> _BRIEF_
Your copy of the material must match it exactly, except that pictures are dropped.

== DATASET EXTRACT ==

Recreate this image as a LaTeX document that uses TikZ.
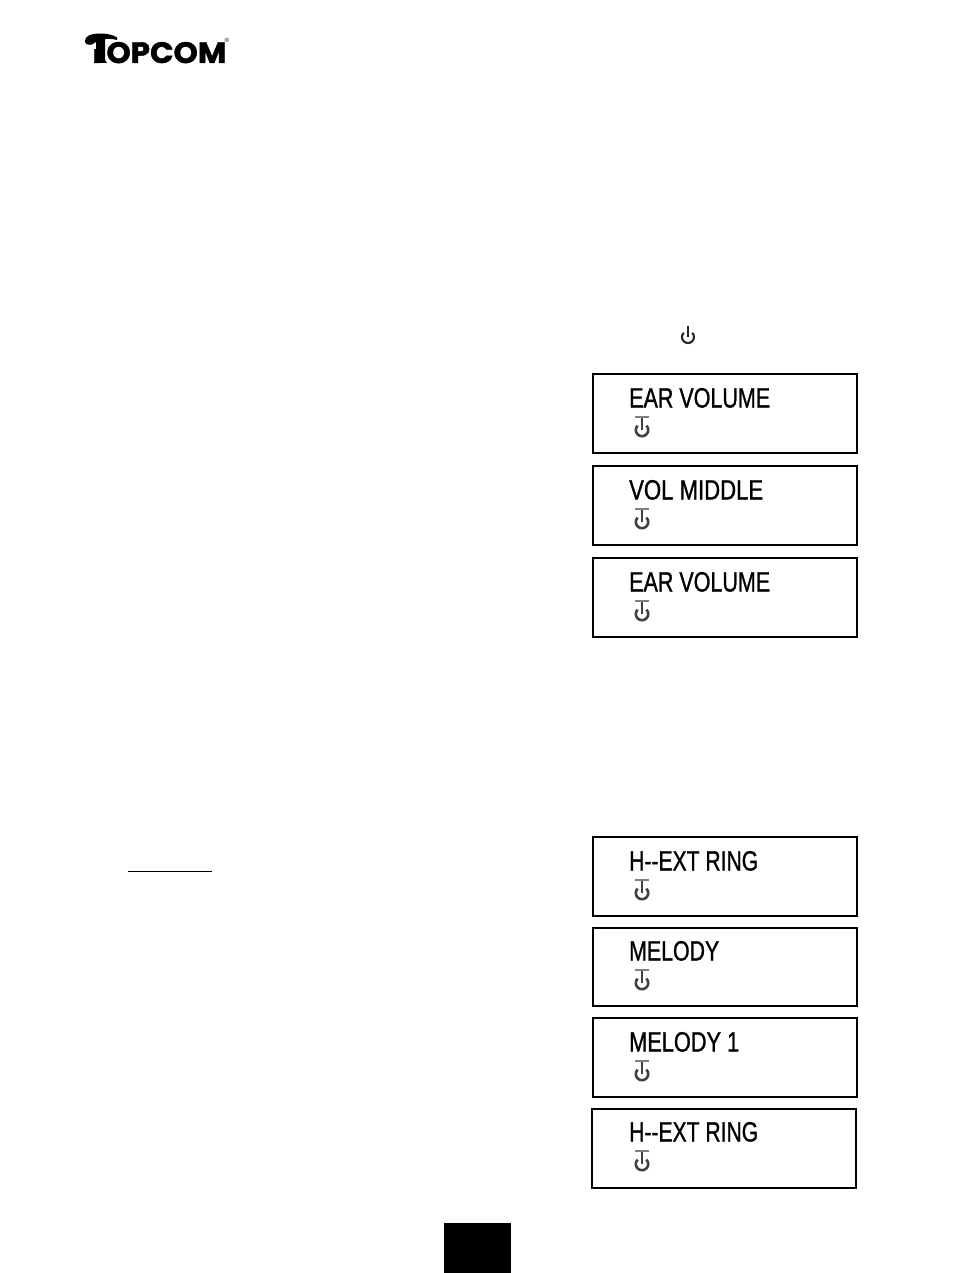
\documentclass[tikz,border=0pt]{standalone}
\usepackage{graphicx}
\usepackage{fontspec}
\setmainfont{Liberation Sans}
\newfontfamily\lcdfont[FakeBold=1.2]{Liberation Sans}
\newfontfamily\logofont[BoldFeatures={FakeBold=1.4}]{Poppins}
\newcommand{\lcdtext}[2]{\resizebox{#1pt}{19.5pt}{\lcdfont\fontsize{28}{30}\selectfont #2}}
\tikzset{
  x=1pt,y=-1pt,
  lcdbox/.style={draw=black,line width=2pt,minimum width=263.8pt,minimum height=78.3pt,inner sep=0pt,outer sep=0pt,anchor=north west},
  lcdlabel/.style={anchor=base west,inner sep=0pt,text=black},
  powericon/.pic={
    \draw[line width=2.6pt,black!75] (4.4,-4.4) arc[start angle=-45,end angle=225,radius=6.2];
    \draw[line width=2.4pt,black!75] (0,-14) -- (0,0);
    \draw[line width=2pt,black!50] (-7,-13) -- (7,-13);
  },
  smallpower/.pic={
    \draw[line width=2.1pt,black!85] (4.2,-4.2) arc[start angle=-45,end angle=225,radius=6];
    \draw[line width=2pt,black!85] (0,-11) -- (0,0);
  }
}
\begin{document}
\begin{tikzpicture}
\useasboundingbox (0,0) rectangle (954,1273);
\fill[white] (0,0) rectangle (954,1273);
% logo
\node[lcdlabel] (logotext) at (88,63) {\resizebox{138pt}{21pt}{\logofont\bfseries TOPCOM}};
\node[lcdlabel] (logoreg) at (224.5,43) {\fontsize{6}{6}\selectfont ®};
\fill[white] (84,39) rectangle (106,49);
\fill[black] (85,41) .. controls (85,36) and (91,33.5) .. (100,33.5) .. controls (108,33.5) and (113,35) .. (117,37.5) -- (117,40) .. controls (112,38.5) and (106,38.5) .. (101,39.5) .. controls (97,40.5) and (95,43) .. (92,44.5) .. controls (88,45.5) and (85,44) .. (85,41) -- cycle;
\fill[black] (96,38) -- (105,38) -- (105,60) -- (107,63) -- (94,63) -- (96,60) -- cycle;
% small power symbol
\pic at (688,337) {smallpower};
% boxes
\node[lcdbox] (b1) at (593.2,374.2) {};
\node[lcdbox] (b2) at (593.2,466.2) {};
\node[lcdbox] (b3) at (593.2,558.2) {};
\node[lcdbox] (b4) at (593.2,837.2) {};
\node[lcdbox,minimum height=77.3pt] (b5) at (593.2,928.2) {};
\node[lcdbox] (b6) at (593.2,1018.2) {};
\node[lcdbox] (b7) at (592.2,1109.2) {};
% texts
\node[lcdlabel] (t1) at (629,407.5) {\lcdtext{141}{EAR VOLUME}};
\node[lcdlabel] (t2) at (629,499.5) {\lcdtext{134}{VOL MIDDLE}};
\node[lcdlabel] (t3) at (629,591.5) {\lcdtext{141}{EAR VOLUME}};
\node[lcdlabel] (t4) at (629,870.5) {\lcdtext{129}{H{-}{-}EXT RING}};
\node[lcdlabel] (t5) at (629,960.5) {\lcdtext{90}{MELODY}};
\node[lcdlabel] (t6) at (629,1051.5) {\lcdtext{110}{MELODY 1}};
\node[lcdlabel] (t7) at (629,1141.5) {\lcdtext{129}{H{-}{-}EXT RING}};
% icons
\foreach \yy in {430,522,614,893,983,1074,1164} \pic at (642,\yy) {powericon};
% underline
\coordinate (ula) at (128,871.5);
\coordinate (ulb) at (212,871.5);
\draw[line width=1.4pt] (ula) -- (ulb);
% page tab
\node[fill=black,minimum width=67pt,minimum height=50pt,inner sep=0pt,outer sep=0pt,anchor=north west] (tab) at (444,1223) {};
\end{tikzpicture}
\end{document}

===

> _FULL SOLUTION_
Recreate this image as a LaTeX document that uses TikZ.
\documentclass[tikz,border=0pt]{standalone}
\usepackage{graphicx}
\usepackage{fontspec}
\setmainfont{Liberation Sans}
\newfontfamily\lcdfont[FakeBold=1.2]{Liberation Sans}
\newfontfamily\logofont[BoldFeatures={FakeBold=1.4}]{Poppins}
\newcommand{\lcdtext}[2]{\resizebox{#1pt}{19.5pt}{\lcdfont\fontsize{28}{30}\selectfont #2}}
\tikzset{
  x=1pt,y=-1pt,
  lcdbox/.style={draw=black,line width=2pt,minimum width=263.8pt,minimum height=78.3pt,inner sep=0pt,outer sep=0pt,anchor=north west},
  lcdlabel/.style={anchor=base west,inner sep=0pt,text=black},
  powericon/.pic={
    \draw[line width=2.6pt,black!75] (4.4,-4.4) arc[start angle=-45,end angle=225,radius=6.2];
    \draw[line width=2.4pt,black!75] (0,-14) -- (0,0);
    \draw[line width=2pt,black!50] (-7,-13) -- (7,-13);
  },
  smallpower/.pic={
    \draw[line width=2.1pt,black!85] (4.2,-4.2) arc[start angle=-45,end angle=225,radius=6];
    \draw[line width=2pt,black!85] (0,-11) -- (0,0);
  }
}
\begin{document}
\begin{tikzpicture}
\useasboundingbox (0,0) rectangle (954,1273);
\fill[white] (0,0) rectangle (954,1273);
% logo
\node[lcdlabel] (logotext) at (88,63) {\resizebox{138pt}{21pt}{\logofont\bfseries TOPCOM}};
\node[lcdlabel] (logoreg) at (224.5,43) {\fontsize{6}{6}\selectfont ®};
\fill[white] (84,39) rectangle (106,49);
\fill[black] (85,41) .. controls (85,36) and (91,33.5) .. (100,33.5) .. controls (108,33.5) and (113,35) .. (117,37.5) -- (117,40) .. controls (112,38.5) and (106,38.5) .. (101,39.5) .. controls (97,40.5) and (95,43) .. (92,44.5) .. controls (88,45.5) and (85,44) .. (85,41) -- cycle;
\fill[black] (96,38) -- (105,38) -- (105,60) -- (107,63) -- (94,63) -- (96,60) -- cycle;
% small power symbol
\pic at (688,337) {smallpower};
% boxes
\node[lcdbox] (b1) at (593.2,374.2) {};
\node[lcdbox] (b2) at (593.2,466.2) {};
\node[lcdbox] (b3) at (593.2,558.2) {};
\node[lcdbox] (b4) at (593.2,837.2) {};
\node[lcdbox,minimum height=77.3pt] (b5) at (593.2,928.2) {};
\node[lcdbox] (b6) at (593.2,1018.2) {};
\node[lcdbox] (b7) at (592.2,1109.2) {};
% texts
\node[lcdlabel] (t1) at (629,407.5) {\lcdtext{141}{EAR VOLUME}};
\node[lcdlabel] (t2) at (629,499.5) {\lcdtext{134}{VOL MIDDLE}};
\node[lcdlabel] (t3) at (629,591.5) {\lcdtext{141}{EAR VOLUME}};
\node[lcdlabel] (t4) at (629,870.5) {\lcdtext{129}{H{-}{-}EXT RING}};
\node[lcdlabel] (t5) at (629,960.5) {\lcdtext{90}{MELODY}};
\node[lcdlabel] (t6) at (629,1051.5) {\lcdtext{110}{MELODY 1}};
\node[lcdlabel] (t7) at (629,1141.5) {\lcdtext{129}{H{-}{-}EXT RING}};
% icons
\foreach \yy in {430,522,614,893,983,1074,1164} \pic at (642,\yy) {powericon};
% underline
\coordinate (ula) at (128,871.5);
\coordinate (ulb) at (212,871.5);
\draw[line width=1.4pt] (ula) -- (ulb);
% page tab
\node[fill=black,minimum width=67pt,minimum height=50pt,inner sep=0pt,outer sep=0pt,anchor=north west] (tab) at (444,1223) {};
\end{tikzpicture}
\end{document}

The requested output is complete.